• _OBJECTIVE_:
State the number of lines that include the string "this", and write nothing else.

• _INFORMATION GIVEN_:
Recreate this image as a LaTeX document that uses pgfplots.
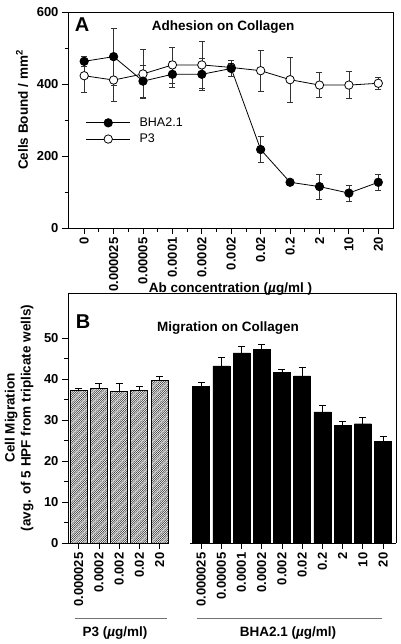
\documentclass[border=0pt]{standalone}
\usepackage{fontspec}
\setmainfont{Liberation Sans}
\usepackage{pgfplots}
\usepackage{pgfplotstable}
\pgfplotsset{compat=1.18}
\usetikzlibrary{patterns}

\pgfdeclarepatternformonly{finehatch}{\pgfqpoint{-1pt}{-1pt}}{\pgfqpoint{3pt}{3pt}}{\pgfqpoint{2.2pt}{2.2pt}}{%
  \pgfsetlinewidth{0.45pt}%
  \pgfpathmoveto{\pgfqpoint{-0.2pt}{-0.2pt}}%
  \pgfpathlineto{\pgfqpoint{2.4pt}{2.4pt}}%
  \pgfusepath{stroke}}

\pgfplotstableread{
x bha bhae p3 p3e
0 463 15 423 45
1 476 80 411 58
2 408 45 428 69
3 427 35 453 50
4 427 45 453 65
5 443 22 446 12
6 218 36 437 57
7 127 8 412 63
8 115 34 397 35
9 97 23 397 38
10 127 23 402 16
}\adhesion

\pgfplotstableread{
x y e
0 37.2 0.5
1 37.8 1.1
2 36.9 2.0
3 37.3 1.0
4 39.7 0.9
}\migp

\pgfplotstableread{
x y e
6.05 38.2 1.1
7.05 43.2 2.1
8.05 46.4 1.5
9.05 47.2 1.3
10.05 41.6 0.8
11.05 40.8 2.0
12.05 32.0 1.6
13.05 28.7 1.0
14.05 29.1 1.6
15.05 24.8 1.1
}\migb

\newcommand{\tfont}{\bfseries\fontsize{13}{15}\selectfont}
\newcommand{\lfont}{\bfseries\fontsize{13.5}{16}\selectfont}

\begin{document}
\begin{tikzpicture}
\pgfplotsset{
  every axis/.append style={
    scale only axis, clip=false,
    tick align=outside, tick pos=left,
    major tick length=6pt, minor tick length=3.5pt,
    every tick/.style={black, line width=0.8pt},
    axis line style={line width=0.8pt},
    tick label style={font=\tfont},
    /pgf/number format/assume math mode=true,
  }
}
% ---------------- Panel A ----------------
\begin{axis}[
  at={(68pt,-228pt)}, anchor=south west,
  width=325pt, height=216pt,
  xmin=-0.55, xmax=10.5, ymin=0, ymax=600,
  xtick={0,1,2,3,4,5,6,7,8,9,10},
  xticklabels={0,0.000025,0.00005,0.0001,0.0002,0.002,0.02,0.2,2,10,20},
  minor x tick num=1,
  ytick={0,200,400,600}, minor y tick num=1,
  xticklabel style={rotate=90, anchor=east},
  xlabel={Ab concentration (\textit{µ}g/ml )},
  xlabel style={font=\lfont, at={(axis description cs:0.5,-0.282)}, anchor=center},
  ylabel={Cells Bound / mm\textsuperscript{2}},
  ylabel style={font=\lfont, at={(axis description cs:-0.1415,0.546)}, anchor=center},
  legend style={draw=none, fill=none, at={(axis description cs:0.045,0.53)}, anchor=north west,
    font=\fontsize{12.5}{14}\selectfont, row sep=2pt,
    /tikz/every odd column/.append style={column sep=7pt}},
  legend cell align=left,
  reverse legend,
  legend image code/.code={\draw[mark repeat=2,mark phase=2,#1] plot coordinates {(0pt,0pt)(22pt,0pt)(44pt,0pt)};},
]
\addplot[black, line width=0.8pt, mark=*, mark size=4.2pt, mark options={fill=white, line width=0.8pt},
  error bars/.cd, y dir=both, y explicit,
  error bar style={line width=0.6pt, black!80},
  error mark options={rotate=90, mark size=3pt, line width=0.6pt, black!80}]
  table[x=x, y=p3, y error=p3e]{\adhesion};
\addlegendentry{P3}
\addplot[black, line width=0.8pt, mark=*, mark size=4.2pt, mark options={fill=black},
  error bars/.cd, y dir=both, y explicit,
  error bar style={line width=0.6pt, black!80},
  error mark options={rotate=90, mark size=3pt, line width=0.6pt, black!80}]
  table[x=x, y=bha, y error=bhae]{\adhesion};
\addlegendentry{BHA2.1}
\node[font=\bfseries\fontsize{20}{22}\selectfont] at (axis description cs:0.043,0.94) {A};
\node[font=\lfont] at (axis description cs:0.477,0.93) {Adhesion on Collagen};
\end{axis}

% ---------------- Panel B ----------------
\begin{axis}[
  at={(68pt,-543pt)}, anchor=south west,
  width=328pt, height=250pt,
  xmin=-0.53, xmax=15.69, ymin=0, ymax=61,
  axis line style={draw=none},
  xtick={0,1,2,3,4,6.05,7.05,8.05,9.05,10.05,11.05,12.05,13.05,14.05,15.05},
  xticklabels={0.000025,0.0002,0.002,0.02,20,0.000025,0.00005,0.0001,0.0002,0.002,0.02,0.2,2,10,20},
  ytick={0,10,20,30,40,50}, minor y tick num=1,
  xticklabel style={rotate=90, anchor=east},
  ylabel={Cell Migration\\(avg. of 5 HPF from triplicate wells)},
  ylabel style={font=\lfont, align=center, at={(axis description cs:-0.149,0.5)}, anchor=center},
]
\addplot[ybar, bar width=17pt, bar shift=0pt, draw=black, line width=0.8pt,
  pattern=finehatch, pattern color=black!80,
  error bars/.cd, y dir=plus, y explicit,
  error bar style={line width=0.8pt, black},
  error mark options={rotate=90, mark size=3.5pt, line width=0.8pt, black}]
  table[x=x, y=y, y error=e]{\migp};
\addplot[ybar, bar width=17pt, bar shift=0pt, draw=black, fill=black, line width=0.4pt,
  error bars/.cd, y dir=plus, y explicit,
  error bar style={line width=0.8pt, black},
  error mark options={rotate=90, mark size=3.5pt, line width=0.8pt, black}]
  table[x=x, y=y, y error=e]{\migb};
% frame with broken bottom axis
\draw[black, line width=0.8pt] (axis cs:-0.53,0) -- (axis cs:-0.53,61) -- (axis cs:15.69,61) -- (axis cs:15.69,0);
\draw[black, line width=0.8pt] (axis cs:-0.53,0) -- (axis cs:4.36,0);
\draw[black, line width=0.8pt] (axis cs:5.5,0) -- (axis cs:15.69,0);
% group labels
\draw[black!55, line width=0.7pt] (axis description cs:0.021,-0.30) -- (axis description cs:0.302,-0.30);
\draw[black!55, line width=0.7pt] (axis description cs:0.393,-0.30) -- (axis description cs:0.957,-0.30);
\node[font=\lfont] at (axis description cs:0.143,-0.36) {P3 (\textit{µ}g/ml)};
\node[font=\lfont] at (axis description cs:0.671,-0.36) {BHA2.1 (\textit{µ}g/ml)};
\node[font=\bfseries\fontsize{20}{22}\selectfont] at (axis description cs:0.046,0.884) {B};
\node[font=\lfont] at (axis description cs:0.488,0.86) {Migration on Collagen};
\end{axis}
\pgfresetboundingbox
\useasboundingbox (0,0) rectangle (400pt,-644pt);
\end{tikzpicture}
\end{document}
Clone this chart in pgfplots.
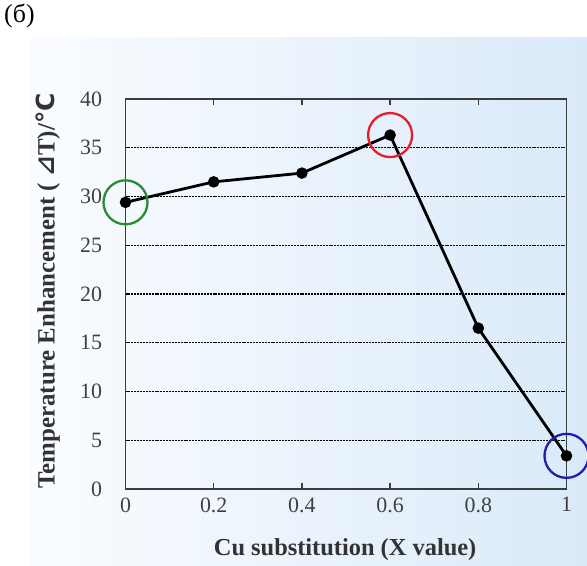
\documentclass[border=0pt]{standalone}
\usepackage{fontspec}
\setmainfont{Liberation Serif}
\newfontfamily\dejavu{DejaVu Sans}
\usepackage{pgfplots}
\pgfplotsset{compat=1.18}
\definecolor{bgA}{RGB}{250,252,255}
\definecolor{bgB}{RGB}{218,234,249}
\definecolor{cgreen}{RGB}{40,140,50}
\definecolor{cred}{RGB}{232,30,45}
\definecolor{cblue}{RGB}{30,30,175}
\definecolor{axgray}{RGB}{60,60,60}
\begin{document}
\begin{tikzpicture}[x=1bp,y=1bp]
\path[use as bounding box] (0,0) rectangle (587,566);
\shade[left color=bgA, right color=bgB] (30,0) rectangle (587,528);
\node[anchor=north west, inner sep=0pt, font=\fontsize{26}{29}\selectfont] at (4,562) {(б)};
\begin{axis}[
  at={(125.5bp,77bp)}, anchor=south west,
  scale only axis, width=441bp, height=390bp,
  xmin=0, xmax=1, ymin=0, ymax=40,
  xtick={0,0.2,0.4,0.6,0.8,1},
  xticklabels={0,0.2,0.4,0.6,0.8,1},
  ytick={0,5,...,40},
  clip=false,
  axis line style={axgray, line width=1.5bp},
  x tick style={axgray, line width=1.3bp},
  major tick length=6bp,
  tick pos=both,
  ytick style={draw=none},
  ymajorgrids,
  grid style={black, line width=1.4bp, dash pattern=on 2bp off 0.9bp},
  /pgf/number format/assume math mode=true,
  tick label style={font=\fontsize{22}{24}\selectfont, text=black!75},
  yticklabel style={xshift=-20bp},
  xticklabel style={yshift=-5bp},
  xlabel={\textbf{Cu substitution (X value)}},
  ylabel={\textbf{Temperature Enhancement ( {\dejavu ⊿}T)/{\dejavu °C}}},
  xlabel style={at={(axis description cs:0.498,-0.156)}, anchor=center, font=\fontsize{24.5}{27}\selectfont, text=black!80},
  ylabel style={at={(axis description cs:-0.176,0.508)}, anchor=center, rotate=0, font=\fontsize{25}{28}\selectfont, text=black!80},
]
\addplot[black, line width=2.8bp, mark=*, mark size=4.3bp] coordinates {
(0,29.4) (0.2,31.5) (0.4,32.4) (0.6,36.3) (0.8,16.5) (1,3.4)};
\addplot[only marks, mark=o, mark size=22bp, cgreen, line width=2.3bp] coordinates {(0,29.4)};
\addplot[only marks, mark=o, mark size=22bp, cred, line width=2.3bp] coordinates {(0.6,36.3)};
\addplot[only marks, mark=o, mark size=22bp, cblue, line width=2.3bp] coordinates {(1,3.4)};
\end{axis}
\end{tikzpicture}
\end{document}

• _WRITTEN SOLUTION_:
2